The experiment I propose is not complicated or expensive, but the food industry is not interested in research that could harm it. Many regulatory bodies have the resources and ability to conduct such research.
- We will sample pairs of identical twins (women and men) of the same height and weight (age is necessarily the same) and ensure they perform similar activities in the laboratory. The pairs of twins to be sampled will receive different foods; some will receive industrialized and processed foods and some natural foods with identical caloric values. Accurate weighing over time will prove my argument that calories in the human body are not the same as those in a laboratory.
The implementation of the "Routing of calorie intake" idea.
- Eat only natural, moist foods and beverages. (Preferably organic and not genetically modified.)
- By adding plenty of moist dietary fiber with fermented products. (such as goat yogurt.) It will improve the absorbance of nutrients through the intestinal walls.
- Consuming a large variety of food and beverages. (It increases the chances that these nutrients are needed for regeneration.)
- Adding suitable natural emulsifiers or small quantities of natural oils & fats. Like olive oil, Ghee butter, avocado, and homemade natural sauces. (All natural sauces are suitable emulsifiers.)
- Lemon, vinegar, olive oil, Ghee, mustard, honey, avocado, and egg yolk are excellent emulsifiers mixed with oils/fats. No wonder sauces are made of them!
- Reducing the consumption of acidic foods for the intestines, especially meat, poultry, and various cheeses. It is especially essential not to combine with starches. The combination is very acidic for the intestines.
- Strengthening of the liver and improving the amount of production of bile:
- Regular drinking of natural juices (not too sweet)
- Regular drinking (preferably daily on an empty stomach) apple cider vinegar with lemon juice and olive oil.
- Periodic detoxification of the liver and kidneys.
Summary, conclusions, and recommendations.
Every food and beverage has two options for routing within the digestive system.
- To become available energy for immediate exploitation. (Or fat storage.)
- To be used for building tissues & long-term maintenance.
The nutrients we eat and the calories they carry cannot disappear, but they can be redirected to other non-energy purposes. This routing process has tremendous significance for our overall health, appearance, and maintaining optimal weight for our body.
Calculating the caloric intake of food more accurately is possible through simulations.
- In the way of thinking, I propose it will not be correct to summarize calories as it exists today. It will be necessary to calculate (indirectly) the efficiency of the body and arrive at estimates, which will give much more reliable figures than the existing methods.
Implementing the "Routing of calorie intake" idea is based on optimizing digestion and nutrient absorption.

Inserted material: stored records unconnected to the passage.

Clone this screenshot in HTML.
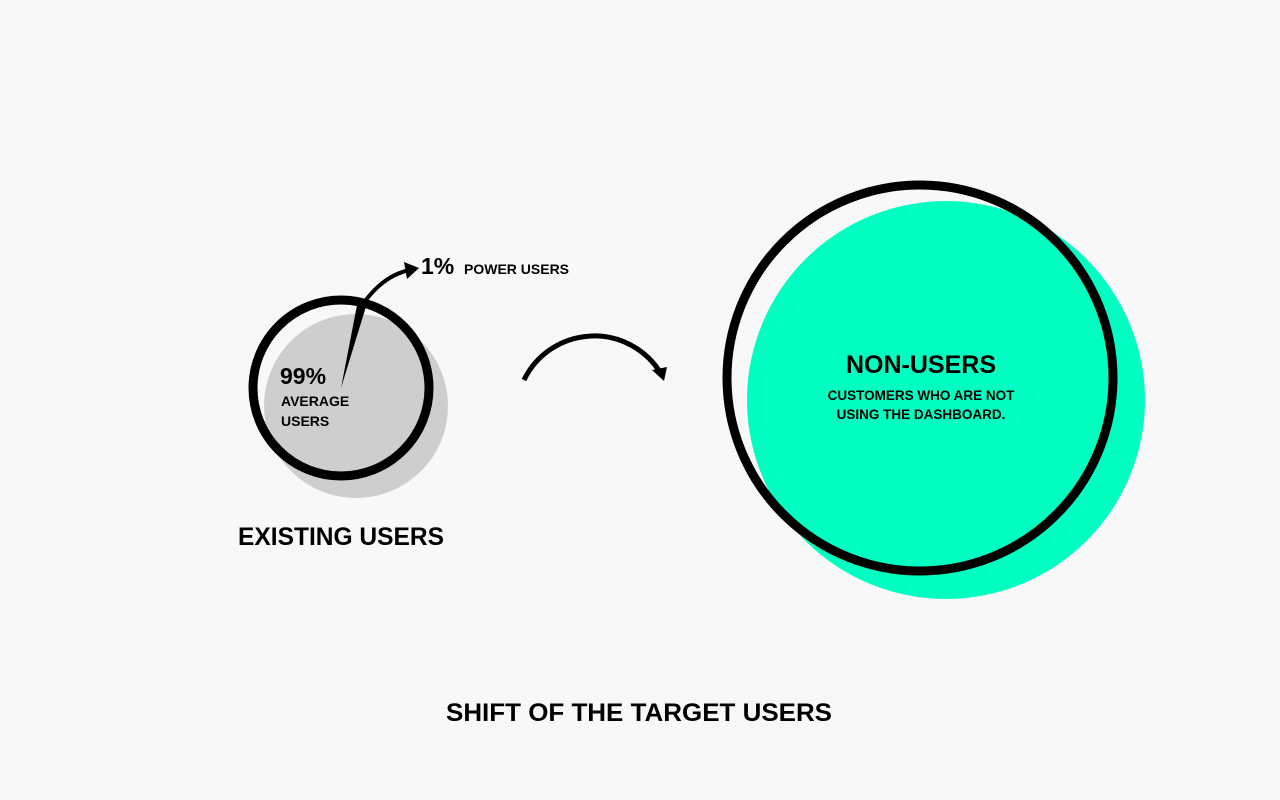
<!DOCTYPE html>
<html><head><style>
body{margin:0;background:#f8f8f8;width:1280px;height:800px;overflow:hidden;font-family:"Liberation Sans",sans-serif}
svg{position:absolute;left:0;top:0}
text{font-family:"Liberation Sans",sans-serif;font-weight:bold;fill:#000}
</style></head><body>
<svg width="1280" height="800" viewBox="0 0 1280 800">
<circle cx="356" cy="406" r="92" fill="#cecece"/>
<circle cx="341" cy="388" r="88" fill="none" stroke="#000" stroke-width="9"/>
<polygon points="341,388 358,300 368,300" fill="#000"/>
<path d="M366,300 Q385,275 410,270" fill="none" stroke="#000" stroke-width="4"/>
<polygon points="404,262 419,268 407,279" fill="#000"/>
<text x="421" y="274" font-size="23">1%</text>
<text x="464" y="274" font-size="14">POWER USERS</text>
<text x="280" y="384" font-size="23">99%</text>
<text x="281" y="406" font-size="14">AVERAGE</text>
<text x="281" y="426" font-size="14">USERS</text>
<text x="238" y="545" font-size="25" textLength="206" lengthAdjust="spacingAndGlyphs">EXISTING USERS</text>
<path d="M524,380 A78,78 0 0 1 660,372" fill="none" stroke="#000" stroke-width="5"/>
<polygon points="652,370 667,367 664,381" fill="#000"/>
<circle cx="946" cy="400" r="199" fill="#00ffc0"/>
<circle cx="920" cy="378" r="193" fill="none" stroke="#000" stroke-width="9"/>
<text x="921" y="373" font-size="25" text-anchor="middle">NON-USERS</text>
<text x="921" y="400" font-size="13.5" text-anchor="middle">CUSTOMERS WHO ARE NOT</text>
<text x="921" y="419" font-size="13.5" text-anchor="middle">USING THE DASHBOARD.</text>
<text x="446" y="721" font-size="25" textLength="386" lengthAdjust="spacingAndGlyphs">SHIFT OF THE TARGET USERS</text>
</svg>
</body></html>
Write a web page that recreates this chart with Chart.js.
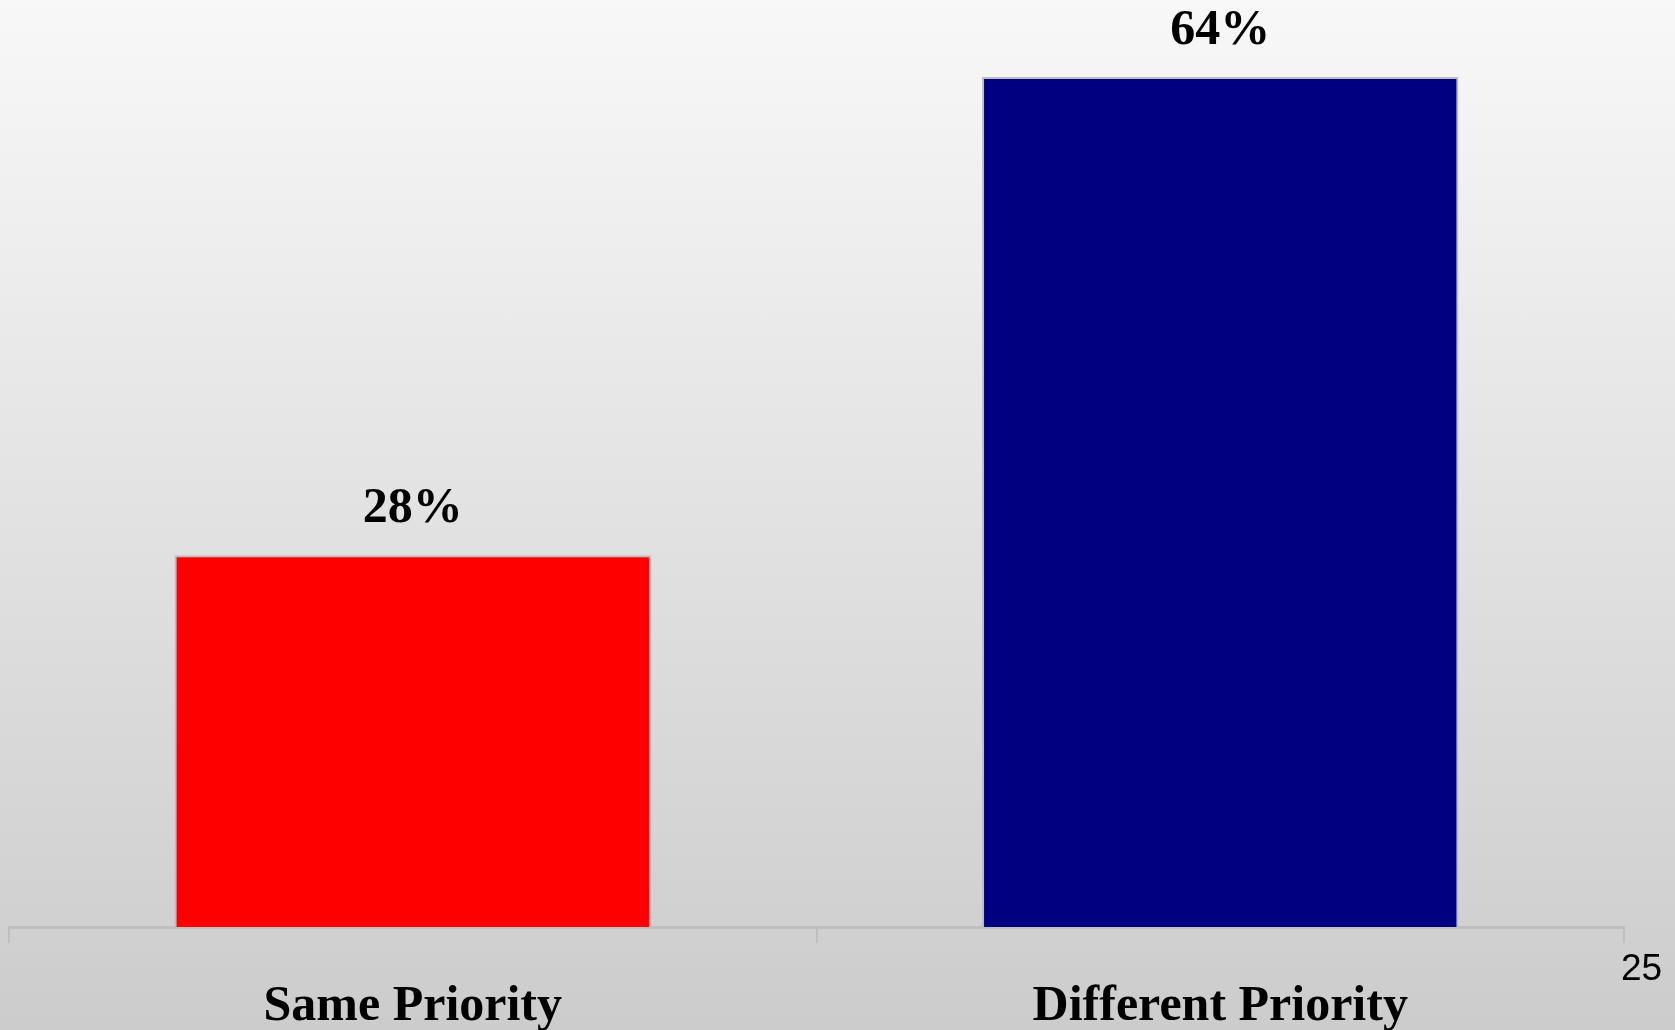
<!DOCTYPE html>
<html>
<head><meta charset="utf-8"><title>Priority</title>
    <script src="https://cdn.jsdelivr.net/npm/chart.js"></script>
    <style>
      html,body{margin:0;padding:0;overflow:hidden;}
      body{width:1675px;height:1030px;background:linear-gradient(#f8f8f8,#cccccc);}
      /* el lienzo es algo más alto que la ventana: las etiquetas quedan cortadas abajo */
      #wrap{position:relative;width:1675px;height:1071px;}
    </style>
</head>
<body>
<div id="wrap"><canvas id="barChart"></canvas></div>
<script>
    // datos
    const categories = ['Same Priority', 'Different Priority'];
    const percentValues = [28, 64];
    const barColors = ['#ff0000', '#000080'];
    const cornerLabel = '25';

    // etiquetas de porcentaje sobre las barras + el "25" suelto abajo a la derecha
    const labelsPlugin = {
      id: 'labels',
      afterDatasetsDraw(chart) {
        const ctx = chart.ctx;
        const meta = chart.getDatasetMeta(0);
        ctx.save();
        ctx.fillStyle = '#000';
        ctx.font = 'bold 50px "Liberation Serif", serif';
        ctx.textAlign = 'center';
        ctx.textBaseline = 'alphabetic';
        meta.data.forEach((bar, i) => {
          ctx.fillText(percentValues[i] + '%', bar.x, bar.y - 33);
        });
        const x = chart.scales.x;
        ctx.font = '37px "Liberation Sans", Arial, sans-serif';
        ctx.textAlign = 'left';
        ctx.fillText(cornerLabel, x.right - 3, 980);
        ctx.restore();
      }
    };

    new Chart(document.getElementById('barChart'), {
      type: 'bar',
      data: { labels: categories,
              datasets: [{ data: percentValues,
                           backgroundColor: barColors,
                           borderColor: '#bdbdbd',
                           borderWidth: 2,
                           categoryPercentage: 1,
                           barPercentage: 0.59 }] },
      options: {
        responsive: true, maintainAspectRatio: false, animation: false,
        layout: { padding: { left: 9, right: 51, top: 24, bottom: 0 } },
        plugins: { legend: { display: false }, tooltip: { enabled: false } },
        scales: {
          x: { grid: { drawOnChartArea: false, color: '#bfbfbf', lineWidth: 2, tickLength: 16, tickColor: '#bfbfbf' },
               border: { color: '#bfbfbf', width: 3 },
               ticks: { color: '#000', padding: 34, font: { family: '"Liberation Serif", serif', size: 50, weight: 'bold' } } },
          y: { display: false, min: 0, max: 68 }
        }
      },
      plugins: [labelsPlugin]
    });
</script>
</body>
</html>
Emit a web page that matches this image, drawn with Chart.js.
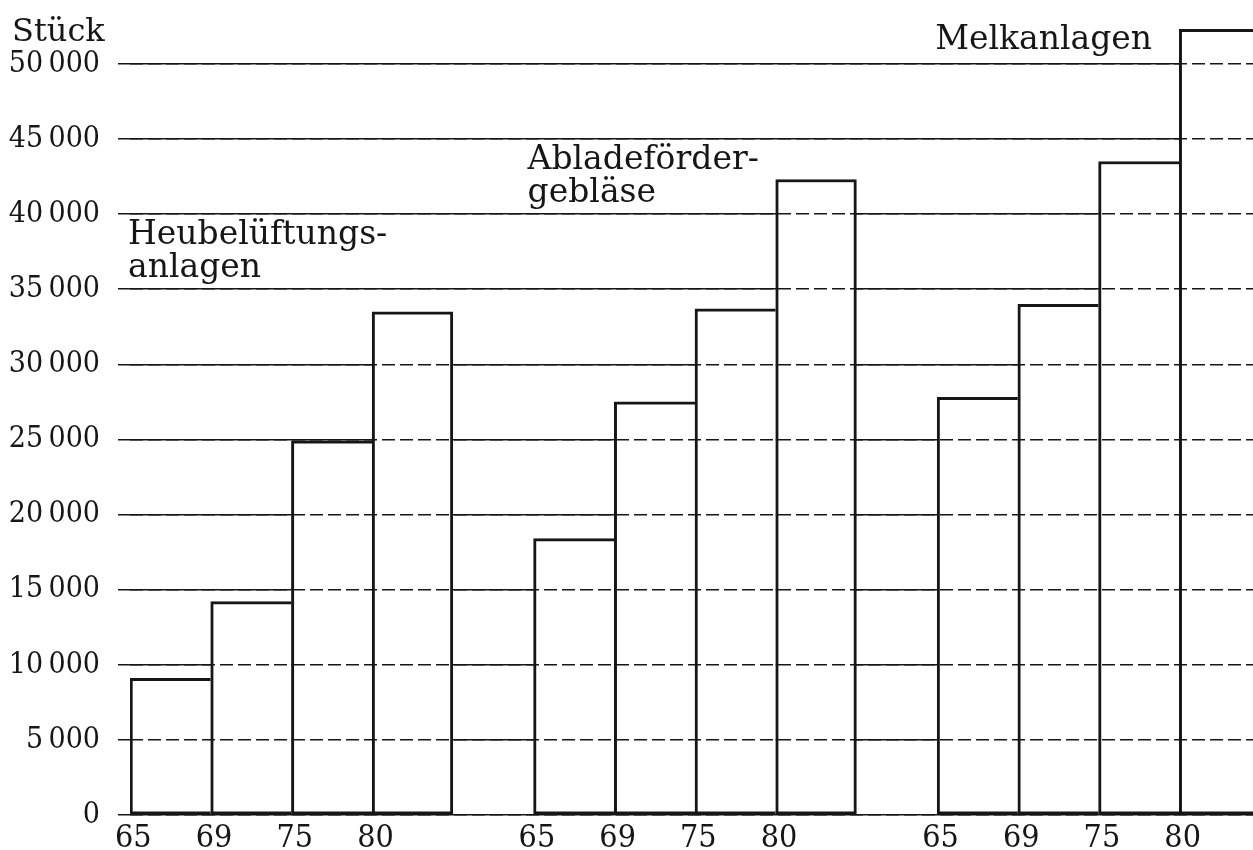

Testing the seeming tautology "Calorie is a calorie - no matter where it comes from is essential. (Methodology proposed)
All existing methods of caloric calculations are inaccurate. It is desirable to apply a method consistent with the actions performed by the human body.
To illustrate the principle, let's take, for example, a fresh vegetable salad with vinegar, lemon, and lots of olive oil. The oil lubricates the intestinal walls and the dietary fiber in the salad; in the presence of probiotic bacteria, the intestinal walls are renewed. The many calories found in oil have not disappeared! (The laws of energy conservation do not allow energy and matter to disappear) but have changed shape and become tissue. The result is that less food is converted into available energy and/or accumulation of fatty tissue. The effect is even more significant because the intestinal walls that allow good absorption of nutrients will enable the liver to synthesize more proteins and fats for tissue renewal in many other places in our body.